Piątkowy "Super Express" napisał, że PO "chce ściągnąć do MON Janusza Zemkego". Według dziennika, polityk LiD miałby dostać tekę wiceministra i wspierać szefa MON Bogdana Klicha. "Poparcie LiD będzie Platformie potrzebne już niedługo. Wiadomo bowiem, że koalicji nie starczy głosów, by odrzucić prezydenckie weto np. do ustawy medialnej" - napisał "SE".

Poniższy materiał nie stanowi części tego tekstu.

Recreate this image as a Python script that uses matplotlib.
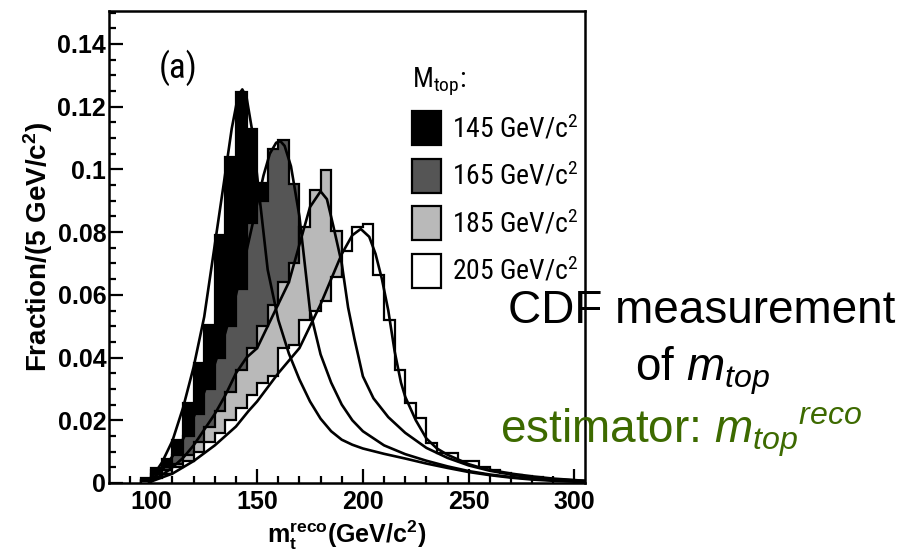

Sam Zemke w dzienniku nie komentuje tych doniesień. "Oczywiście tego typu informacje są bardzo miłe, bo świadczą o tym, że moja praca i kwalifikacje są doceniane. Nie będę jednak zaprzątał sobie tym głowy" - mówi poseł LiD dla "SE".
Chlebowski, pytany w piątek rano w TVP Info, czy Zemke mógłby zostać wiceministrem obrony, odpowiedział krótko: "nie wchodzi w rachubę".
"Platforma Obywatelska z Polskim Stronnictwem Ludowym tworzą rząd, tworzą koalicję. Nie ma mowy o poszerzeniu koalicji o polityków Lewicy i Demokratów" - podkreślił szef klubu PO. Jak dodał, "nie ma takiej potrzeby i nie ma takich prac".
W ocenie Chlebowskiego, minister obrony narodowej Bogdan Klich "ma bardzo dobrych współpracowników" i nie potrzebuje wsparcia. "Tak samo jak koalicja PO-PSL nie potrzebuje trzeciego koalicjanta" - mówił Chlebowski.